Trusts and legal arrangements


Open Ownership Principles


This briefing aims to provide background information on the concept of trusts, and serves as a resource reference to develop an understanding of the various types of trusts, their functions, and the roles of various parties of a trust. It highlights some of the legitimate and illegitimate uses of trusts, as well as the current practice in a variety of countries on the regulatory treatment of trusts. It is a background to the paper Beneficial ownership transparency of trusts for those who are new to the concept.

Key points

  • A trust is usually defined as a corporate entity in which a person or entity (“trustee”) owns and manages property or assets, entrusted by a person or legal entity (“settlor”) not for their own use or benefit but with a fiduciary responsibility to act for the benefit of persons or entities specified (“beneficiaries”), as described under the terms of the trust (e.g. a trust deed).
  • In a trust, a “trustee holds legal title to the trust property, and the beneficiaries have equitable or beneficial ownership”.
  • Their origin can be traced back to the 11th or 12th century in England, when trusts were used by knights leaving to fight in the Crusades to transfer their land to a trusted third party.
  • It was recognised that in a trust a third party was obliged to hold and manage the property entrusted to it only for the benefit of the knight and his family until his return, or to pass it onto a designated son of the knight upon his death.
  • Later, with the the enforcement of the trust by the Courts of Chancery, the use of trusts became popular.

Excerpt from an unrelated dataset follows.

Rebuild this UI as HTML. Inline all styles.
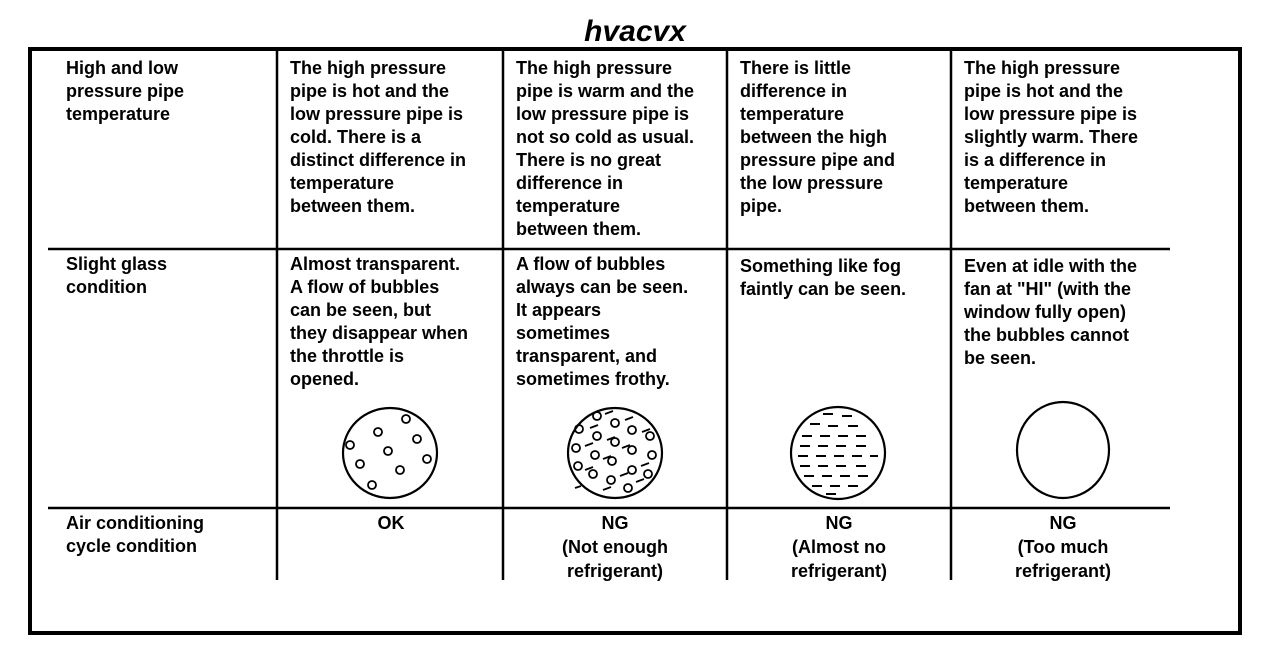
<!DOCTYPE html>
<html><head><meta charset="utf-8"><style>
html,body{margin:0;padding:0;background:#fff;}
svg{display:block;}
text{font-family:"Liberation Sans",Arial,sans-serif;font-size:18px;font-weight:bold;fill:#000;}
</style></head><body>
<svg width="1264" height="652" viewBox="0 0 1264 652">
<text x="635" y="41" text-anchor="middle" style="font-size:30px;font-weight:bold;font-style:italic">hvacvx</text>
<rect x="30" y="49" width="1210" height="584" fill="none" stroke="#000" stroke-width="4"/>
<g stroke="#000" stroke-width="2.5">
<line x1="277" y1="50" x2="277" y2="580"/>
<line x1="503" y1="50" x2="503" y2="580"/>
<line x1="727" y1="50" x2="727" y2="580"/>
<line x1="951" y1="50" x2="951" y2="580"/>
<line x1="48" y1="249" x2="1170" y2="249"/>
<line x1="48" y1="508" x2="1170" y2="508"/>
</g>
<g>
<text x="66" y="74">High and low</text><text x="66" y="97">pressure pipe</text><text x="66" y="120">temperature</text>
<text x="290" y="74">The high pressure</text><text x="290" y="97">pipe is hot and the</text><text x="290" y="120">low pressure pipe is</text><text x="290" y="143">cold. There is a</text><text x="290" y="166">distinct difference in</text><text x="290" y="189">temperature</text><text x="290" y="212">between them.</text>
<text x="516" y="74">The high pressure</text><text x="516" y="97">pipe is warm and the</text><text x="516" y="120">low pressure pipe is</text><text x="516" y="143">not so cold as usual.</text><text x="516" y="166">There is no great</text><text x="516" y="189">difference in</text><text x="516" y="212">temperature</text><text x="516" y="235">between them.</text>
<text x="740" y="74">There is little</text><text x="740" y="97">difference in</text><text x="740" y="120">temperature</text><text x="740" y="143">between the high</text><text x="740" y="166">pressure pipe and</text><text x="740" y="189">the low pressure</text><text x="740" y="212">pipe.</text>
<text x="964" y="74">The high pressure</text><text x="964" y="97">pipe is hot and the</text><text x="964" y="120">low pressure pipe is</text><text x="964" y="143">slightly warm. There</text><text x="964" y="166">is a difference in</text><text x="964" y="189">temperature</text><text x="964" y="212">between them.</text>
<text x="66" y="270">Slight glass</text><text x="66" y="293">condition</text>
<text x="290" y="270">Almost transparent.</text><text x="290" y="293">A flow of bubbles</text><text x="290" y="316">can be seen, but</text><text x="290" y="339">they disappear when</text><text x="290" y="362">the throttle is</text><text x="290" y="385">opened.</text>
<text x="516" y="270">A flow of bubbles</text><text x="516" y="293">always can be seen.</text><text x="516" y="316">It appears</text><text x="516" y="339">sometimes</text><text x="516" y="362">transparent, and</text><text x="516" y="385">sometimes frothy.</text>
<text x="740" y="272">Something like fog</text><text x="740" y="295">faintly can be seen.</text>
<text x="964" y="272">Even at idle with the</text><text x="964" y="295">fan at "HI" (with the</text><text x="964" y="318">window fully open)</text><text x="964" y="341">the bubbles cannot</text><text x="964" y="364">be seen.</text>
<text x="66" y="529">Air conditioning</text><text x="66" y="552">cycle condition</text>
<text x="391" y="529" text-anchor="middle">OK</text>
<text x="615" y="529" text-anchor="middle">NG</text><text x="615" y="553" text-anchor="middle">(Not enough</text><text x="615" y="577" text-anchor="middle">refrigerant)</text>
<text x="839" y="529" text-anchor="middle">NG</text><text x="839" y="553" text-anchor="middle">(Almost no</text><text x="839" y="577" text-anchor="middle">refrigerant)</text>
<text x="1063" y="529" text-anchor="middle">NG</text><text x="1063" y="553" text-anchor="middle">(Too much</text><text x="1063" y="577" text-anchor="middle">refrigerant)</text>
</g>
<g fill="none" stroke="#000" stroke-width="2.2">
<ellipse cx="390" cy="453" rx="47" ry="45"/>
<g stroke-width="1.8">
<circle cx="406" cy="419" r="4"/><circle cx="378" cy="432" r="4"/><circle cx="350" cy="445" r="4"/><circle cx="417" cy="439" r="4"/><circle cx="388" cy="451" r="4"/><circle cx="427" cy="459" r="4"/><circle cx="360" cy="464" r="4"/><circle cx="400" cy="470" r="4"/><circle cx="372" cy="485" r="4"/>
</g>
<ellipse cx="615" cy="453" rx="47" ry="45"/>
<g stroke-width="1.8">
<circle cx="597" cy="416" r="4"/><circle cx="615" cy="423" r="4"/><circle cx="632" cy="430" r="4"/><circle cx="579" cy="429" r="4"/><circle cx="597" cy="436" r="4"/><circle cx="615" cy="442" r="4"/><circle cx="650" cy="436" r="4"/><circle cx="576" cy="448" r="4"/><circle cx="595" cy="455" r="4"/><circle cx="632" cy="450" r="4"/><circle cx="652" cy="455" r="4"/><circle cx="612" cy="461" r="4"/><circle cx="578" cy="466" r="4"/><circle cx="632" cy="470" r="4"/><circle cx="593" cy="474" r="4"/><circle cx="611" cy="480" r="4"/><circle cx="648" cy="474" r="4"/><circle cx="628" cy="488" r="4"/>
<path d="M605 414l8-3M625 420l8-3M590 428l8-3M607 440l8-3M642 432l8-3M585 446l8-3M622 448l8-3M603 459l8-3M641 466l8-3M585 470l8-3M620 476l8-3M603 490l8-3M636 482l8-3M575 488l6-2"/>
</g>
<ellipse cx="838" cy="453" rx="47" ry="46"/>
<g stroke-width="2">
<path d="M823 414h10M842 416h10M810 424h10M828 426h10M848 426h10M802 436h10M820 436h10M838 436h10M856 436h10M800 446h10M818 446h10M836 446h10M856 446h10M798 456h10M816 456h10M834 456h10M852 456h10M870 456h8M800 466h10M818 466h10M836 466h10M856 466h10M804 476h10M822 476h10M840 476h10M858 476h10M812 486h10M830 486h10M848 486h10M826 494h10"/>
</g>
<ellipse cx="1063" cy="450" rx="46" ry="48"/>
</g>
</svg>
</body></html>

In addition to providing secrecy regarding real ownership, trusts also provided protections and privileges not afforded by common law, such as the avoidance of inheritance taxes, or to protect assets.
  • This briefing refers only to “express trusts”, which are the main focus of international standards.
  • Trusts can be created for a number of legitimate uses, both private and commercial. However the illegitimate uses of trusts have highlighted the necessity of ensuring the beneficial ownership transparency of corporate vehicles like trusts.